### STATED TASK
From the listing that follows, output everything exactly except the pictures.

### SOURCE DATA

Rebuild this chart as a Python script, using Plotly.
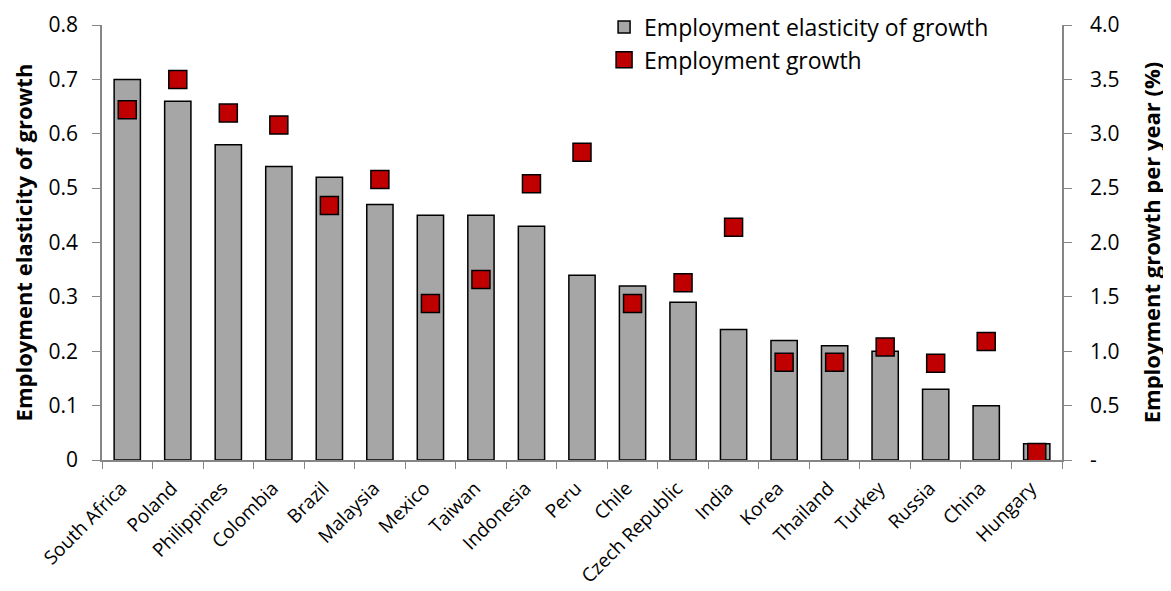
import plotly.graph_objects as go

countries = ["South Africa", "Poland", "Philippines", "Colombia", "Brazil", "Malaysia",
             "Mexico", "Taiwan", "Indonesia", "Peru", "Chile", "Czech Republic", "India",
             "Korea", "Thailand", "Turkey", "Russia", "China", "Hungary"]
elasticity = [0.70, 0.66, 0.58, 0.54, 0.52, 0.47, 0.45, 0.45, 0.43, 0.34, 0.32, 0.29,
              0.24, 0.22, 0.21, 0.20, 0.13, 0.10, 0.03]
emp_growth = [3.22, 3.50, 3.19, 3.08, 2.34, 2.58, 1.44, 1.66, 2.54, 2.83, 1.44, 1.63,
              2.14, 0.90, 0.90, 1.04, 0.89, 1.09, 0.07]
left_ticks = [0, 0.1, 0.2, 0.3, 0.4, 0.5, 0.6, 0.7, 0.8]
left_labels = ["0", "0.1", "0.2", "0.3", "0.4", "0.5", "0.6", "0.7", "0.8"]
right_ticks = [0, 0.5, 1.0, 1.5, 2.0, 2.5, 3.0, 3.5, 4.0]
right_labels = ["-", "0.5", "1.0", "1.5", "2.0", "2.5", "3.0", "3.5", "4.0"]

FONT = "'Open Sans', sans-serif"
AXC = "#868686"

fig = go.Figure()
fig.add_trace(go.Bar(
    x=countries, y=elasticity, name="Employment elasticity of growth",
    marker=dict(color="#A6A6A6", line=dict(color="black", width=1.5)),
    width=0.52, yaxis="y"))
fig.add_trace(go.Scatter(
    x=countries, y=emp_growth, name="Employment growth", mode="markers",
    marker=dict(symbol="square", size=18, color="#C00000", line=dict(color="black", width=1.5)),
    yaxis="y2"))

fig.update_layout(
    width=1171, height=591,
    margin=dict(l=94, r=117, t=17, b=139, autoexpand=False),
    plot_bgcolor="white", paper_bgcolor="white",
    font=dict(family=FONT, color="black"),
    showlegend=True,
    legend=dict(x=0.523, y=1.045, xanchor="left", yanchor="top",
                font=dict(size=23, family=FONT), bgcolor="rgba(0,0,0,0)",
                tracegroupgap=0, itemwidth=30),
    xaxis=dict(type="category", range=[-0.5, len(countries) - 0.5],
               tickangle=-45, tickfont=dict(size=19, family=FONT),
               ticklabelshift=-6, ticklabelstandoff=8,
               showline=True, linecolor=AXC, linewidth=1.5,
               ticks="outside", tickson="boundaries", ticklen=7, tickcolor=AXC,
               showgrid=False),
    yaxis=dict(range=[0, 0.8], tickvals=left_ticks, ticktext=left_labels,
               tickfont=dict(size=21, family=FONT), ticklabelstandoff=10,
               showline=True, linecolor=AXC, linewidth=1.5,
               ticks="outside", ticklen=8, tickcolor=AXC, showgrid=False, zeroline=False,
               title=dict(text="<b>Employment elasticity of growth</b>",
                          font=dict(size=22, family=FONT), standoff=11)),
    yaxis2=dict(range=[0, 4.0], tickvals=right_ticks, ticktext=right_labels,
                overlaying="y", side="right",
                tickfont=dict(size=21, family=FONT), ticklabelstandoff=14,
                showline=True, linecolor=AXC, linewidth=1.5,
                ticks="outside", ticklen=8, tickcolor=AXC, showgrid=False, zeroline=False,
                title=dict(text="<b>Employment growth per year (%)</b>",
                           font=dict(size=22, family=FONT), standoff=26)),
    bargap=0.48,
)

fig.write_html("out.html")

### WRITTEN SOLUTION
Rebuild this chart as a Python script, using Plotly.
import plotly.graph_objects as go

countries = ["South Africa", "Poland", "Philippines", "Colombia", "Brazil", "Malaysia",
             "Mexico", "Taiwan", "Indonesia", "Peru", "Chile", "Czech Republic", "India",
             "Korea", "Thailand", "Turkey", "Russia", "China", "Hungary"]
elasticity = [0.70, 0.66, 0.58, 0.54, 0.52, 0.47, 0.45, 0.45, 0.43, 0.34, 0.32, 0.29,
              0.24, 0.22, 0.21, 0.20, 0.13, 0.10, 0.03]
emp_growth = [3.22, 3.50, 3.19, 3.08, 2.34, 2.58, 1.44, 1.66, 2.54, 2.83, 1.44, 1.63,
              2.14, 0.90, 0.90, 1.04, 0.89, 1.09, 0.07]
left_ticks = [0, 0.1, 0.2, 0.3, 0.4, 0.5, 0.6, 0.7, 0.8]
left_labels = ["0", "0.1", "0.2", "0.3", "0.4", "0.5", "0.6", "0.7", "0.8"]
right_ticks = [0, 0.5, 1.0, 1.5, 2.0, 2.5, 3.0, 3.5, 4.0]
right_labels = ["-", "0.5", "1.0", "1.5", "2.0", "2.5", "3.0", "3.5", "4.0"]

FONT = "'Open Sans', sans-serif"
AXC = "#868686"

fig = go.Figure()
fig.add_trace(go.Bar(
    x=countries, y=elasticity, name="Employment elasticity of growth",
    marker=dict(color="#A6A6A6", line=dict(color="black", width=1.5)),
    width=0.52, yaxis="y"))
fig.add_trace(go.Scatter(
    x=countries, y=emp_growth, name="Employment growth", mode="markers",
    marker=dict(symbol="square", size=18, color="#C00000", line=dict(color="black", width=1.5)),
    yaxis="y2"))

fig.update_layout(
    width=1171, height=591,
    margin=dict(l=94, r=117, t=17, b=139, autoexpand=False),
    plot_bgcolor="white", paper_bgcolor="white",
    font=dict(family=FONT, color="black"),
    showlegend=True,
    legend=dict(x=0.523, y=1.045, xanchor="left", yanchor="top",
                font=dict(size=23, family=FONT), bgcolor="rgba(0,0,0,0)",
                tracegroupgap=0, itemwidth=30),
    xaxis=dict(type="category", range=[-0.5, len(countries) - 0.5],
               tickangle=-45, tickfont=dict(size=19, family=FONT),
               ticklabelshift=-6, ticklabelstandoff=8,
               showline=True, linecolor=AXC, linewidth=1.5,
               ticks="outside", tickson="boundaries", ticklen=7, tickcolor=AXC,
               showgrid=False),
    yaxis=dict(range=[0, 0.8], tickvals=left_ticks, ticktext=left_labels,
               tickfont=dict(size=21, family=FONT), ticklabelstandoff=10,
               showline=True, linecolor=AXC, linewidth=1.5,
               ticks="outside", ticklen=8, tickcolor=AXC, showgrid=False, zeroline=False,
               title=dict(text="<b>Employment elasticity of growth</b>",
                          font=dict(size=22, family=FONT), standoff=11)),
    yaxis2=dict(range=[0, 4.0], tickvals=right_ticks, ticktext=right_labels,
                overlaying="y", side="right",
                tickfont=dict(size=21, family=FONT), ticklabelstandoff=14,
                showline=True, linecolor=AXC, linewidth=1.5,
                ticks="outside", ticklen=8, tickcolor=AXC, showgrid=False, zeroline=False,
                title=dict(text="<b>Employment growth per year (%)</b>",
                           font=dict(size=22, family=FONT), standoff=26)),
    bargap=0.48,
)

fig.write_html("out.html")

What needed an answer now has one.